When I first read that Plasma plans to offer zero fee USDT transfers my reaction was simple confusion. Every blockchain I have used depends on transaction fees to survive. Fees pay validators keep the network alive and turn usage into revenue. So when I saw Plasma saying transfers would be free I honestly paused and thought something must be missing.

My first question was the obvious one. If users are not paying then who is. And right after that I wondered why anyone would secure a network that does not charge for the most common action.

That is when Plasma started to make more sense to me. It does not see payments as a product. It sees them as infrastructure.

Why Plasma treats payments differently

Most blockchains were not built with money movement as the main goal. Payments were added later. Stablecoins were added later. Over time they became the most used part of crypto but the base systems never truly adapted.

Plasma flips that thinking. It assumes stablecoins are already digital money and money should move without friction. When I send dollars I do not think about execution cost or confirmation anxiety. I just expect it to work.

Plasma is trying to bring that same expectation on chain.

Instead of asking how to earn from every transfer it asks how to make transfers disappear into the background so everything else can function smoothly.

Free does not mean careless

At first free sounds dangerous. But Plasma is not making transfers free by ignoring costs. It is doing it by designing the system specifically for them.

Simple stablecoin transfers are separated from complex contract execution. These movements are predictable and lightweight. That means validators are not running heavy logic every time funds move.

Because the system expects high volume but low complexity it can support free transfers without stressing security. Once I understood that I realized free was not generosity. It was engineering.

Where value is actually created

Plasma does not remove fees entirely. It moves them higher in the stack.

Sending USDT from one wallet to another does not create much value. What creates value are the things built around that movement. Settlement tools compliance systems treasury flows issuer infrastructure and payment services.

Those activities consume resources and provide business utility. That is where monetization belongs.

From this angle zero fee transfers are not the business model. They are the entry point.

Volume before revenue

What Plasma is really chasing is scale. When money can move freely people stop hesitating. Liquidity circulates faster. Activity increases naturally.

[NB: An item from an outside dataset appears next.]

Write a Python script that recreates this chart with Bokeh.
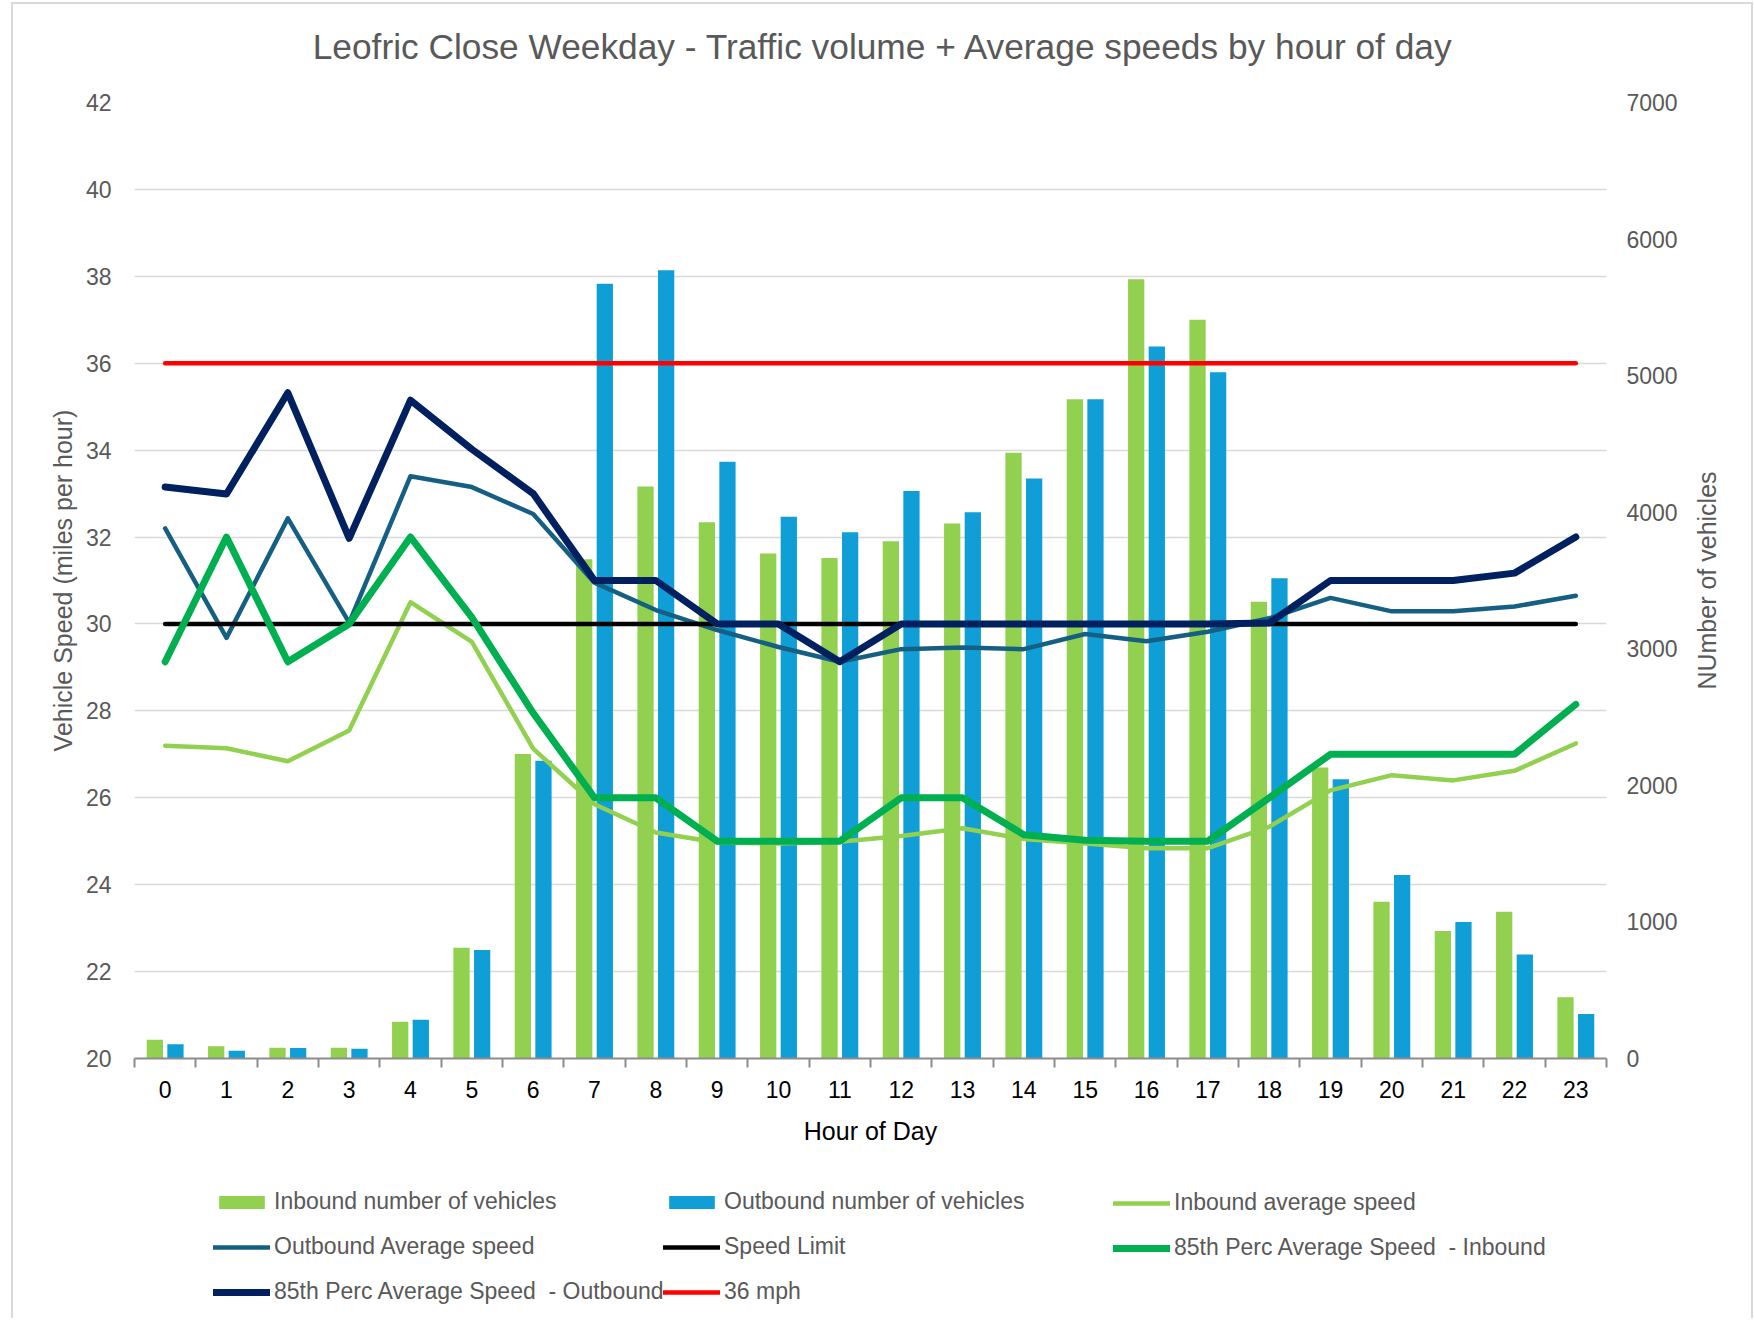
import math
from bokeh.plotting import figure
from bokeh.models import (Range1d, LinearAxis, FixedTicker, Legend, LegendItem,
                          ColumnDataSource, Label)
from bokeh.layouts import column, row
from bokeh.embed import file_html
from bokeh.resources import INLINE

hours = list(range(24))
hour_labels = [str(h) for h in hours]
inbound_vehicles = [137, 90, 78, 78, 269, 811, 2230, 3656, 4189, 3926, 3697, 3664,
                    3787, 3918, 4435, 4828, 5705, 5410, 3344, 2130, 1148, 934, 1074, 449]
outbound_vehicles = [105, 56, 76, 71, 283, 795, 2180, 5672, 5771, 4369, 3967, 3853,
                     4156, 4000, 4246, 4828, 5213, 5025, 3517, 2045, 1344, 1000, 762, 326]
inbound_avg_speed = [27.2, 27.14, 26.84, 27.55, 30.5, 29.59, 27.13, 25.85, 25.2, 24.97,
                     24.95, 24.99, 25.12, 25.3, 25.05, 24.95, 24.84, 24.84, 25.33, 26.17,
                     26.52, 26.4, 26.62, 27.25]
outbound_avg_speed = [32.2, 29.68, 32.43, 30.03, 33.4, 33.15, 32.53, 30.95, 30.32, 29.86,
                      29.47, 29.13, 29.42, 29.46, 29.42, 29.77, 29.6, 29.82, 30.13, 30.6,
                      30.29, 30.29, 30.4, 30.65]
p85_inbound = [29.13, 32.0, 29.13, 30.0, 32.0, 30.15, 27.95, 26.0, 26.0, 25.0, 25.0, 25.0,
               26.0, 26.0, 25.15, 25.02, 25.0, 25.0, 26.0, 27.0, 27.0, 27.0, 27.0, 28.15]
p85_outbound = [33.15, 32.99, 35.32, 31.97, 35.15, 34.02, 33.0, 31.0, 31.0, 30.0, 30.0, 29.13,
                30.0, 30.0, 30.0, 30.0, 30.0, 30.0, 30.02, 31.0, 31.0, 31.0, 31.17, 32.0]
speed_limit = [30, 30, 30, 30, 30, 30, 30, 30, 30, 30, 30, 30,
               30, 30, 30, 30, 30, 30, 30, 30, 30, 30, 30, 30]
limit_36 = [36, 36, 36, 36, 36, 36, 36, 36, 36, 36, 36, 36,
            36, 36, 36, 36, 36, 36, 36, 36, 36, 36, 36, 36]
speed_ticks = [20, 22, 24, 26, 28, 30, 32, 34, 36, 38, 40, 42]
vehicle_ticks = [0, 1000, 2000, 3000, 4000, 5000, 6000, 7000]
title_text = "Leofric Close Weekday - Traffic volume + Average speeds by hour of day"
right_axis_title = "NUmber of vehicles"

FONT = "Liberation Sans"
GRAY = "#595959"
C_IN_BAR = "#92D050"
C_OUT_BAR = "#0F9ED5"
C_IN_AVG = "#92D050"
C_OUT_AVG = "#156082"
C_LIMIT = "#000000"
C_P85_IN = "#00B050"
C_P85_OUT = "#002060"
C_36 = "#FF0000"
W_THIN = 4.5
W_THICK = 7

FULL_W = 1733
SIDE_W = 66
B_LEFT, B_RIGHT_FULL = 121, 140


def blank(fig):
    fig.axis.visible = False
    fig.grid.visible = False
    fig.outline_line_color = None
    fig.border_fill_color = "white"
    fig.background_fill_color = "white"


# ---- title strip
tf = figure(width=FULL_W, height=82, output_backend="svg", toolbar_location=None,
            x_range=Range1d(0, 1), y_range=Range1d(0, 1),
            min_border_left=B_LEFT, min_border_right=B_RIGHT_FULL,
            min_border_top=0, min_border_bottom=0)
blank(tf)
tf.add_layout(Label(x=0.5088, y=0.482, text=title_text, text_font=FONT,
                    text_font_size="35.3px", text_color=GRAY, text_align="center",
                    text_baseline="middle"))

# ---- main chart
p = figure(width=FULL_W - SIDE_W, height=1072, output_backend="svg", toolbar_location=None,
           x_range=Range1d(-0.5, 23.5), y_range=Range1d(20, 42),
           min_border_left=B_LEFT, min_border_right=B_RIGHT_FULL - SIDE_W,
           min_border_top=16, min_border_bottom=100)
p.extra_y_ranges = {"veh": Range1d(0, 7000)}
p.outline_line_color = None
p.background_fill_color = "white"
p.border_fill_color = "white"

src = ColumnDataSource(dict(
    x=hours,
    x_in=[h - 0.168 for h in hours],
    x_out=[h + 0.168 for h in hours],
    inv=inbound_vehicles, outv=outbound_vehicles,
    ia=inbound_avg_speed, oa=outbound_avg_speed,
    sl=speed_limit, pi=p85_inbound, po=p85_outbound, l36=limit_36,
))

bar_style_in = dict(fill_color=C_IN_BAR, line_color=None)
bar_style_out = dict(fill_color=C_OUT_BAR, line_color=None)
lk = dict(line_cap="round", line_join="round")
line_specs = [
    ("ia", C_IN_AVG, W_THIN),
    ("oa", C_OUT_AVG, W_THIN),
    ("sl", C_LIMIT, W_THIN),
    ("pi", C_P85_IN, W_THICK),
    ("po", C_P85_OUT, W_THICK),
    ("l36", C_36, W_THIN),
]

p.vbar(x="x_in", top="inv", bottom=0, width=0.265, source=src, y_range_name="veh", **bar_style_in)
p.vbar(x="x_out", top="outv", bottom=0, width=0.265, source=src, y_range_name="veh", **bar_style_out)
for col, c, w in line_specs:
    p.line("x", col, source=src, line_color=c, line_width=w, **lk)

p.xgrid.visible = False
p.ygrid.ticker = FixedTicker(ticks=speed_ticks)
p.ygrid.grid_line_color = "#D9D9D9"
p.ygrid.grid_line_width = 1.5

xa = p.xaxis[0]
xa.ticker = FixedTicker(ticks=hours, minor_ticks=[h - 0.5 for h in range(25)])
xa.major_label_overrides = {h: lab for h, lab in zip(hours, hour_labels)}
xa.major_tick_line_color = None
xa.minor_tick_line_color = "#8C8C8C"
xa.minor_tick_line_width = 2
xa.minor_tick_out = 9
xa.minor_tick_in = 0
xa.axis_line_color = "#8C8C8C"
xa.axis_line_width = 2
xa.major_label_text_font = FONT
xa.major_label_text_font_size = "23px"
xa.major_label_text_color = "#000000"
xa.major_label_standoff = 13
xa.axis_label = "Hour of Day"
xa.axis_label_text_font = FONT
xa.axis_label_text_font_size = "25px"
xa.axis_label_text_font_style = "normal"
xa.axis_label_text_color = "#000000"
xa.axis_label_standoff = 16

ya = p.yaxis[0]
ya.ticker = FixedTicker(ticks=speed_ticks)
ya.axis_line_color = None
ya.major_tick_line_color = None
ya.minor_tick_line_color = None
ya.major_label_text_font = FONT
ya.major_label_text_font_size = "23px"
ya.major_label_text_color = GRAY
ya.major_label_standoff = 17
ya.axis_label = "Vehicle Speed (miles per hour)"
ya.axis_label_text_font = FONT
ya.axis_label_text_font_size = "25px"
ya.axis_label_text_font_style = "normal"
ya.axis_label_text_color = GRAY
ya.axis_label_standoff = 6

ra = LinearAxis(y_range_name="veh", ticker=FixedTicker(ticks=vehicle_ticks))
ra.axis_line_color = None
ra.major_tick_line_color = None
ra.minor_tick_line_color = None
ra.major_label_text_font = FONT
ra.major_label_text_font_size = "23px"
ra.major_label_text_color = GRAY
ra.major_label_standoff = 14
p.add_layout(ra, "right")

# ---- right strip holding the right axis title (reads bottom to top)
sf = figure(width=SIDE_W, height=1072, output_backend="svg", toolbar_location=None,
            x_range=Range1d(0, 1), y_range=Range1d(0, 1),
            min_border_left=0, min_border_right=0, min_border_top=16, min_border_bottom=100)
blank(sf)
sf.add_layout(Label(x=0.40, y=0.5, text=right_axis_title, text_font=FONT,
                    text_font_size="25px", text_color=GRAY, text_align="center",
                    text_baseline="middle", angle=math.pi / 2, angle_units="rad"))

# ---- legend strip (legend proxies: empty-size bars, lines kept out of its view)
lp = figure(width=FULL_W, height=160, output_backend="svg", toolbar_location=None,
            x_range=Range1d(-0.5, 23.5), y_range=Range1d(-50, -40),
            min_border_left=B_LEFT, min_border_right=B_RIGHT_FULL,
            min_border_top=0, min_border_bottom=0)
blank(lp)

g_in = lp.vbar(x="x_in", top="inv", bottom="inv", width=0, source=src, **bar_style_in)
g_out = lp.vbar(x="x_out", top="outv", bottom="outv", width=0, source=src, **bar_style_out)
g = {}
for col, c, w in line_specs:
    g[col] = lp.line("x", col, source=src, line_color=c, line_width=w, **lk)


def make_legend(items, loc):
    lg = Legend(items=items, location=loc, orientation="vertical",
                label_text_font=FONT, label_text_font_size="23px", label_text_color=GRAY,
                glyph_width=57, glyph_height=16, label_height=26, label_standoff=4,
                spacing=18, padding=0, margin=0, border_line_color=None,
                background_fill_alpha=0)
    lp.add_layout(lg, "center")


make_legend([LegendItem(label="Inbound number of vehicles", renderers=[g_in]),
             LegendItem(label="Outbound Average speed", renderers=[g["oa"]]),
             LegendItem(label="85th Perc Average Speed  - Outbound", renderers=[g["po"]])],
            (79, 13))
make_legend([LegendItem(label="Outbound number of vehicles", renderers=[g_out]),
             LegendItem(label="Speed Limit", renderers=[g["sl"]]),
             LegendItem(label="36 mph", renderers=[g["l36"]])],
            (529, 13))
make_legend([LegendItem(label="Inbound average speed", renderers=[g["ia"]]),
             LegendItem(label="85th Perc Average Speed  - Inbound", renderers=[g["pi"]])],
            (979, 57))

root = column(tf, row(p, sf, spacing=0), lp, spacing=0,
              styles={"margin-left": "11px", "margin-top": "2px",
                      "border-left": "2px solid #D9D9D9", "border-top": "2px solid #D9D9D9",
                      "border-right": "2px solid #D9D9D9", "padding-right": "5px"})
open("out.html", "w").write(file_html(root, INLINE))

Once volume concentrates somewhere ecosystems form around it. Developers build where users already move money. Institutions follow reliability not hype.

I started seeing Plasma less as a blockchain and more as a payment rail. When rails work well no one talks about them. They just use them.

Matching how money already works

One thing I keep coming back to is how familiar this model feels. In traditional finance users rarely see direct transfer fees. Costs exist but they are abstracted or absorbed elsewhere.

Plasma copies that reality rather than fighting it. That alone makes it easier to imagine stablecoins being used by people who are not crypto natives.

It does not force users to hold volatile assets just to move dollars. It lets money behave like money.

The idea behind the paradox

The zero fee idea only feels strange because crypto trained us to think every action must be monetized directly.

Plasma rejects that assumption.

It separates usage from value capture. Transfers maximize usefulness. Usefulness creates relevance. Relevance attracts higher value activity.

Instead of taxing movement it builds an economy around what movement enables.

If Plasma works the best outcome is boring. No fee calculations no hesitation no friction. Just stable value moving smoothly.

That is when stablecoins stop acting like experiments and finally start acting like money.